View Full Version : Script finding and copying files from large library




svantejerling
Jun 11, 2013, 09:01 PM
Hi, I am working on a photo book project.

I have a folder with subfolders that together contains over 6M photos (jpegs)
I have a list of filenames (roughly 3000) that I want copy to another folder.

There are reoccurring filenames ex. IMG_0042.jpg need both files. The script shouldn't replace the reoccurring filename but rename it.

I can manually remove false positives (ex. 2 out of three IMG_0042)
I have the list of images I need in a text file

Text file:
IMG_6763.jpg
IMG_0025.jpg
DSC_0077.jpg
DSC_0727.jpg
IMG_3091.jpg
IMG_9109.jpg
IMG_4128.jpg

Would really appreciate the help. And so would my poor assistant who would love to spend two weeks of her life doing other things than finding these pictures manually :)



subsonix
Jun 12, 2013, 04:19 AM
So, you have a list of files that resides somewhere in a directory tree, you want to find them all and copy them to a specified location. Is that correct?


There are reoccurring filenames ex. IMG_0042.jpg need both files. The script shouldn't replace the reoccurring filename but rename it.


What exactly do you mean by this? It seems like a completely different objective than finding and copying files.

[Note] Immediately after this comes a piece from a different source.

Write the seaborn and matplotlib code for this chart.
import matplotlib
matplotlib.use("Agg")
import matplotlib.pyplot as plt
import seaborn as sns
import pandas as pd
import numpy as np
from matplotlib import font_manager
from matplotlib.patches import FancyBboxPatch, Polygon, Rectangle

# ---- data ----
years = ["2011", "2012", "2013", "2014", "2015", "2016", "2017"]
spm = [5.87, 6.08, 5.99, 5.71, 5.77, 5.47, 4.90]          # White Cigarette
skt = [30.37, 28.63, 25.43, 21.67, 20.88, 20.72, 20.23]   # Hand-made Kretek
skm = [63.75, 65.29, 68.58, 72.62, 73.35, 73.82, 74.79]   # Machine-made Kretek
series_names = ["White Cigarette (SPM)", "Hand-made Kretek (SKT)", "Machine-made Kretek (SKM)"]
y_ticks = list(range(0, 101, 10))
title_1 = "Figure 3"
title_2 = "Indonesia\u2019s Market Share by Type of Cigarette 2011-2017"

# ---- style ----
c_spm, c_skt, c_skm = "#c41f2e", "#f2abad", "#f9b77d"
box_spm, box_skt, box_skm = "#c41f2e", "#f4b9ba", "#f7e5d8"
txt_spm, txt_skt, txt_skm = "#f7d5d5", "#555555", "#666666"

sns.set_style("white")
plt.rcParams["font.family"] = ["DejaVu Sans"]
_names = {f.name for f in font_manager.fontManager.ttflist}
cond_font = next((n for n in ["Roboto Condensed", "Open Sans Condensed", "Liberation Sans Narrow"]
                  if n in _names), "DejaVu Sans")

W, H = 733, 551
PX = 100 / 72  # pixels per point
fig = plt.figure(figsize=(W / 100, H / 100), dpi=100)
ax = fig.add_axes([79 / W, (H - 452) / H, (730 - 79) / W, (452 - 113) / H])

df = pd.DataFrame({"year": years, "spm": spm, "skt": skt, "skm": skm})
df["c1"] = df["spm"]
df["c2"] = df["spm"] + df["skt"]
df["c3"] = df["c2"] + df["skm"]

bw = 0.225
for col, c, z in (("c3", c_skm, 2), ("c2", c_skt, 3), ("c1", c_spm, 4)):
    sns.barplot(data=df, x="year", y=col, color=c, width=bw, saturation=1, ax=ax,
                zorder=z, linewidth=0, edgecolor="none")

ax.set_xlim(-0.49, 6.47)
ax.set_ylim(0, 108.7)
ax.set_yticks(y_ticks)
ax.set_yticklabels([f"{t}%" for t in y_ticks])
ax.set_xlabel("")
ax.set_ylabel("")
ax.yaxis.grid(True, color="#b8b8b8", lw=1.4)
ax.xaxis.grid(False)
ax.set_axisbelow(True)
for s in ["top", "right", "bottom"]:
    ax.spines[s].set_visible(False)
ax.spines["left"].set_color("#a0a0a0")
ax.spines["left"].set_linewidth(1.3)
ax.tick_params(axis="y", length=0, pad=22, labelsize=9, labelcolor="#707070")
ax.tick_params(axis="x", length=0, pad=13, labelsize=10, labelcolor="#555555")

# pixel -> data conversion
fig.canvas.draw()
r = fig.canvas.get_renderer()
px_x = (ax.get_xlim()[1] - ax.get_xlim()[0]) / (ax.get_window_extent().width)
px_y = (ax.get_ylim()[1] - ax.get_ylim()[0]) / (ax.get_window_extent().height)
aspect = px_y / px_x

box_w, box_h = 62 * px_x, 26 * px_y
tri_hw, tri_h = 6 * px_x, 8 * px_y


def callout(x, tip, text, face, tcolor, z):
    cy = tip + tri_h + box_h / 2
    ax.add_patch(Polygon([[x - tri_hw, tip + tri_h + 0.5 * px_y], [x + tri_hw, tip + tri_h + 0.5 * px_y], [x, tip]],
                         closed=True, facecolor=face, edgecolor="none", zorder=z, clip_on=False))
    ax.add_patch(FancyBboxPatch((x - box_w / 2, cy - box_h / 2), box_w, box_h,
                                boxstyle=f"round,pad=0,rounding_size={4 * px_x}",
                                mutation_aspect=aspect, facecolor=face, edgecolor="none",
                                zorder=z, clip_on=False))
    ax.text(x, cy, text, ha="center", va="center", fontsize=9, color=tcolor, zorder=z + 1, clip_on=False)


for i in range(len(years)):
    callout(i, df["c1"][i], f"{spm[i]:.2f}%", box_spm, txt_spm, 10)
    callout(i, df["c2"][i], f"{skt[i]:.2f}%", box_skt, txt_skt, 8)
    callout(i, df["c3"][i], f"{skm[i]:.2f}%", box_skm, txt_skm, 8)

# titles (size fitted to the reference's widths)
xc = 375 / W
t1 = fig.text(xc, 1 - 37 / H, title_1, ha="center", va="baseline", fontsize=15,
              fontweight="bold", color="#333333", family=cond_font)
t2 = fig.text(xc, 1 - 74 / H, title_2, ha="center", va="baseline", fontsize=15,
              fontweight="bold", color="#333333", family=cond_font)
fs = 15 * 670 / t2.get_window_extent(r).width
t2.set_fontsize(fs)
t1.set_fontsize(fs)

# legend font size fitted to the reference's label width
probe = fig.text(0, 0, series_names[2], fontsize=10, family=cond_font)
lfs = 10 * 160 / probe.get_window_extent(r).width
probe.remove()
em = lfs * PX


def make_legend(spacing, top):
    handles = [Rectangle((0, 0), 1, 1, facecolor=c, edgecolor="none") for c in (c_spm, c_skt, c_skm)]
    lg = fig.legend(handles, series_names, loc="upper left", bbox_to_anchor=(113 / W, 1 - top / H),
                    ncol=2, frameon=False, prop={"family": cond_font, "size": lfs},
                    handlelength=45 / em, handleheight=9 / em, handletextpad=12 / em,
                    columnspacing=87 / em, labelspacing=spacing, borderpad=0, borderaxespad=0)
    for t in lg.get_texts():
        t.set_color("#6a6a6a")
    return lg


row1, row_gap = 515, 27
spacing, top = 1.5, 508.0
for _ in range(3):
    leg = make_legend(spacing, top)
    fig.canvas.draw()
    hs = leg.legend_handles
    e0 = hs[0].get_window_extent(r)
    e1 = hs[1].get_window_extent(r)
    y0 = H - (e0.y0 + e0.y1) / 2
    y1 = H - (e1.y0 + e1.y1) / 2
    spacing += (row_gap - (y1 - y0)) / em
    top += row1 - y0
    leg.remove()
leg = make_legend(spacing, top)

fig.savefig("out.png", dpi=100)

What is it you want to do exactly?

svantejerling
Jun 12, 2013, 09:12 AM
Sorry for being unclear.
1. They reside somewhere in a directory tree (2 folder deep)


2. Reoccurring filenames: It just means that if there are two source files with the same name, the second one shouldnt overwrite the first.

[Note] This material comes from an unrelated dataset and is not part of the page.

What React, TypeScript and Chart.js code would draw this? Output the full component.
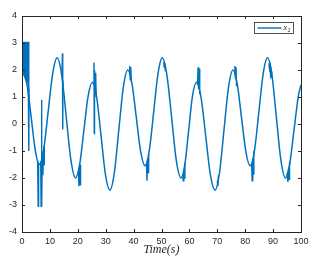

ex. There might be several IMG_0001 placed in different subfolders.
If that filename is in the list then all such files should be copied into the target folder.

subsonix
Jun 12, 2013, 09:22 AM
Sorry for being unclear.
1. They reside somewhere in a directory tree (2 folder deep)

This will copy the files files.txt from /source/directory to /target/directory.


#!/bin/bash

while read line
do
find /source/directory -name "$line" -exec cp {} /target/directory \;
done < files.txt



2. Reoccurring filenames: It just means that if there are two source files with the same name, the second one shouldnt overwrite the first.

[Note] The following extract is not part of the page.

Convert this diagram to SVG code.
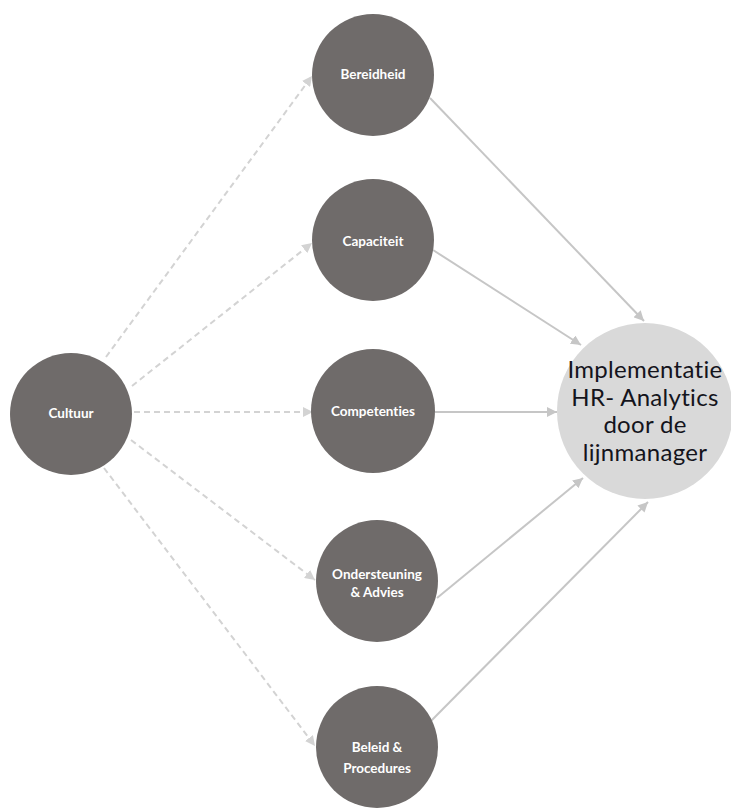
<svg xmlns="http://www.w3.org/2000/svg" width="731" height="810" viewBox="0 0 731 810">
  <style>
    text { font-variant-ligatures: none; font-feature-settings: "liga" 0; }
    .node { fill: #6f6b6a; }
    .target { fill: #d9d9d9; }
    .label { font-family: Lato, "Open Sans", "Liberation Sans", sans-serif; font-weight: bold; font-size: 13.5px; fill: #ffffff; text-anchor: middle; }
    .big { font-family: Lato, "Open Sans", "Liberation Sans", sans-serif; font-size: 24px; letter-spacing: 0.3px; fill: #14141c; text-anchor: middle; }
    .dashed { stroke: #d3d3d3; stroke-width: 2; stroke-dasharray: 6 4; fill: none; }
    .solid { stroke: #c6c6c6; stroke-width: 2; fill: none; }
  </style>
  <defs>
    <marker id="arrowDash" viewBox="0 0 10 10" refX="10" refY="5" markerWidth="10" markerHeight="10" markerUnits="userSpaceOnUse" orient="auto">
      <path d="M0,0 L10,5 L0,10 Z" fill="#d3d3d3"/>
    </marker>
    <marker id="arrowSolid" viewBox="0 0 10 10" refX="10" refY="5" markerWidth="10" markerHeight="10" markerUnits="userSpaceOnUse" orient="auto">
      <path d="M0,0 L10,5 L0,10 Z" fill="#c6c6c6"/>
    </marker>
  </defs>

  <!-- connectors -->
  <g id="connectors">
    <line class="dashed" x1="106" y1="357" x2="312" y2="76" marker-end="url(#arrowDash)"/>
    <line class="dashed" x1="132" y1="386" x2="312" y2="243" marker-end="url(#arrowDash)"/>
    <line class="dashed" x1="134" y1="412" x2="313" y2="412" marker-end="url(#arrowDash)"/>
    <line class="dashed" x1="131" y1="440" x2="315" y2="580" marker-end="url(#arrowDash)"/>
    <line class="dashed" x1="104" y1="468" x2="315" y2="746" marker-end="url(#arrowDash)"/>

    <line class="solid" x1="430" y1="98" x2="644" y2="321" marker-end="url(#arrowSolid)"/>
    <line class="solid" x1="433" y1="250" x2="581" y2="345" marker-end="url(#arrowSolid)"/>
    <line class="solid" x1="435" y1="412" x2="557" y2="412" marker-end="url(#arrowSolid)"/>
    <line class="solid" x1="437" y1="598" x2="583" y2="478" marker-end="url(#arrowSolid)"/>
    <line class="solid" x1="430" y1="722" x2="648" y2="502" marker-end="url(#arrowSolid)"/>
  </g>

  <!-- source node -->
  <g id="cultuur">
    <circle class="node" cx="71" cy="414" r="61"/>
    <text class="label" x="71" y="418">Cultuur</text>
  </g>

  <!-- middle nodes -->
  <g id="bereidheid">
    <circle class="node" cx="373" cy="75" r="61"/>
    <text class="label" x="373" y="79">Bereidheid</text>
  </g>
  <g id="capaciteit">
    <circle class="node" cx="373" cy="240" r="61"/>
    <text class="label" x="373" y="246">Capaciteit</text>
  </g>
  <g id="competenties">
    <circle class="node" cx="373" cy="411" r="62"/>
    <text class="label" x="373" y="416">Competenties</text>
  </g>
  <g id="ondersteuning">
    <circle class="node" cx="377" cy="581" r="61"/>
    <text class="label" x="377" y="579">Ondersteuning</text>
    <text class="label" x="377" y="597">&amp; Advies</text>
  </g>
  <g id="beleid">
    <circle class="node" cx="377" cy="747" r="61"/>
    <text class="label" x="377" y="752">Beleid &amp;</text>
    <text class="label" x="377" y="773">Procedures</text>
  </g>

  <!-- target node -->
  <g id="implementatie">
    <circle class="target" cx="645" cy="411" r="88"/>
    <text class="big" x="645" y="378">Implementatie</text>
    <text class="big" x="645" y="405.5">HR- Analytics</text>
    <text class="big" x="645" y="433">door de</text>
    <text class="big" x="645" y="460.5">lijnmanager</text>
  </g>
</svg>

ex. There might be several IMG_0001 placed in different subfolders.
If that filename is in the list then all such files should be copied into the target folder.

If there are several files with the same name all of them will be copied but cp will overwrite existing files with the same name in the target directory with the above script.

There are ways around this, there is a command called pax that can rename the files according to a regex pattern and for example add a numeric suffix to the name, but it's more involved. Have to look at that, the simplest case is if the filenames are unique, if you can fix that somehow.